## Collected data:
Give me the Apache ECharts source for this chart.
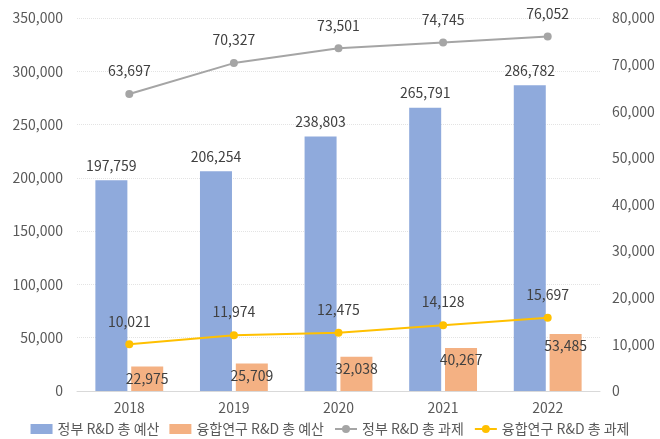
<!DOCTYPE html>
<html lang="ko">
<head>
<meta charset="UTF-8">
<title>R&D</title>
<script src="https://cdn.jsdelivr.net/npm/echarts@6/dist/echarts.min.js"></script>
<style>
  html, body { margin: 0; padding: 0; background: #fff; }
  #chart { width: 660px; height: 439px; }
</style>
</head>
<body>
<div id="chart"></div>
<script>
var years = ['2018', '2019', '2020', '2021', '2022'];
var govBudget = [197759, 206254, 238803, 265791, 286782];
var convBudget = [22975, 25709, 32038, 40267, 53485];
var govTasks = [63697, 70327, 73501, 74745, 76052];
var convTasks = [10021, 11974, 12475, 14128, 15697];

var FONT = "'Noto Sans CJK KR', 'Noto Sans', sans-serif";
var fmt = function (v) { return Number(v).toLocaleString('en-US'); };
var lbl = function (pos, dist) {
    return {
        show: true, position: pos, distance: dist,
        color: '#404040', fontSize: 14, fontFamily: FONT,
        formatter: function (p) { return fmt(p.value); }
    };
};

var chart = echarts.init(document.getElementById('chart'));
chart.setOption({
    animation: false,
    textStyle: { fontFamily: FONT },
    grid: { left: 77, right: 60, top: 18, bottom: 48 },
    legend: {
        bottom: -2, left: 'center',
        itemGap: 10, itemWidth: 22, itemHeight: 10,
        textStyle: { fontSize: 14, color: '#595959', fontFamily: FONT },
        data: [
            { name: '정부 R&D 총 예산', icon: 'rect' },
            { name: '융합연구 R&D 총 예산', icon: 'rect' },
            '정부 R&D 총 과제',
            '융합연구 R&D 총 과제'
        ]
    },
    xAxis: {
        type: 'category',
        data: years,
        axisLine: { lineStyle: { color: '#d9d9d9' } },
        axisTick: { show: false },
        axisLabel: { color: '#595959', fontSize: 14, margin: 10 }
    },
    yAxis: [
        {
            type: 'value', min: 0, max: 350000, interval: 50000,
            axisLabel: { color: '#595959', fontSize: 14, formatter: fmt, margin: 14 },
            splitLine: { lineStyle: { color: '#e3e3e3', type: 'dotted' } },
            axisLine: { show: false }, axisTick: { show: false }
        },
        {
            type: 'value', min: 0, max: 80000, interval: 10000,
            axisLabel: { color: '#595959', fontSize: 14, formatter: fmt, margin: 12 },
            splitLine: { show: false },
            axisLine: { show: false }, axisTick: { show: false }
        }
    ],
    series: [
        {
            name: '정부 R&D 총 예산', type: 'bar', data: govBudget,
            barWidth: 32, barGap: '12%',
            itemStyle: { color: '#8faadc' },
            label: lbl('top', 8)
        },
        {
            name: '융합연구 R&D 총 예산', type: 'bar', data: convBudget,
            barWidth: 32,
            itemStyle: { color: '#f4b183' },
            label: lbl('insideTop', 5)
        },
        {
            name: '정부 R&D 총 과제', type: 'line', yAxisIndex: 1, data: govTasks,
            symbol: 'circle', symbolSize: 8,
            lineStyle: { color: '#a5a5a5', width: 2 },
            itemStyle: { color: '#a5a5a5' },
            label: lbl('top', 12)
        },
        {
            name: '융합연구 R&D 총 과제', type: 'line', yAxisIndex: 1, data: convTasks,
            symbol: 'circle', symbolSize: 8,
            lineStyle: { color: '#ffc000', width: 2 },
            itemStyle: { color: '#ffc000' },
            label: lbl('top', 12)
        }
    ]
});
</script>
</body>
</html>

## What to produce:
Every line above should be returned word for word, with the pictures left behind.

## Task answer:
Give me the Apache ECharts source for this chart.
<!DOCTYPE html>
<html lang="ko">
<head>
<meta charset="UTF-8">
<title>R&D</title>
<script src="https://cdn.jsdelivr.net/npm/echarts@6/dist/echarts.min.js"></script>
<style>
  html, body { margin: 0; padding: 0; background: #fff; }
  #chart { width: 660px; height: 439px; }
</style>
</head>
<body>
<div id="chart"></div>
<script>
var years = ['2018', '2019', '2020', '2021', '2022'];
var govBudget = [197759, 206254, 238803, 265791, 286782];
var convBudget = [22975, 25709, 32038, 40267, 53485];
var govTasks = [63697, 70327, 73501, 74745, 76052];
var convTasks = [10021, 11974, 12475, 14128, 15697];

var FONT = "'Noto Sans CJK KR', 'Noto Sans', sans-serif";
var fmt = function (v) { return Number(v).toLocaleString('en-US'); };
var lbl = function (pos, dist) {
    return {
        show: true, position: pos, distance: dist,
        color: '#404040', fontSize: 14, fontFamily: FONT,
        formatter: function (p) { return fmt(p.value); }
    };
};

var chart = echarts.init(document.getElementById('chart'));
chart.setOption({
    animation: false,
    textStyle: { fontFamily: FONT },
    grid: { left: 77, right: 60, top: 18, bottom: 48 },
    legend: {
        bottom: -2, left: 'center',
        itemGap: 10, itemWidth: 22, itemHeight: 10,
        textStyle: { fontSize: 14, color: '#595959', fontFamily: FONT },
        data: [
            { name: '정부 R&D 총 예산', icon: 'rect' },
            { name: '융합연구 R&D 총 예산', icon: 'rect' },
            '정부 R&D 총 과제',
            '융합연구 R&D 총 과제'
        ]
    },
    xAxis: {
        type: 'category',
        data: years,
        axisLine: { lineStyle: { color: '#d9d9d9' } },
        axisTick: { show: false },
        axisLabel: { color: '#595959', fontSize: 14, margin: 10 }
    },
    yAxis: [
        {
            type: 'value', min: 0, max: 350000, interval: 50000,
            axisLabel: { color: '#595959', fontSize: 14, formatter: fmt, margin: 14 },
            splitLine: { lineStyle: { color: '#e3e3e3', type: 'dotted' } },
            axisLine: { show: false }, axisTick: { show: false }
        },
        {
            type: 'value', min: 0, max: 80000, interval: 10000,
            axisLabel: { color: '#595959', fontSize: 14, formatter: fmt, margin: 12 },
            splitLine: { show: false },
            axisLine: { show: false }, axisTick: { show: false }
        }
    ],
    series: [
        {
            name: '정부 R&D 총 예산', type: 'bar', data: govBudget,
            barWidth: 32, barGap: '12%',
            itemStyle: { color: '#8faadc' },
            label: lbl('top', 8)
        },
        {
            name: '융합연구 R&D 총 예산', type: 'bar', data: convBudget,
            barWidth: 32,
            itemStyle: { color: '#f4b183' },
            label: lbl('insideTop', 5)
        },
        {
            name: '정부 R&D 총 과제', type: 'line', yAxisIndex: 1, data: govTasks,
            symbol: 'circle', symbolSize: 8,
            lineStyle: { color: '#a5a5a5', width: 2 },
            itemStyle: { color: '#a5a5a5' },
            label: lbl('top', 12)
        },
        {
            name: '융합연구 R&D 총 과제', type: 'line', yAxisIndex: 1, data: convTasks,
            symbol: 'circle', symbolSize: 8,
            lineStyle: { color: '#ffc000', width: 2 },
            itemStyle: { color: '#ffc000' },
            label: lbl('top', 12)
        }
    ]
});
</script>
</body>
</html>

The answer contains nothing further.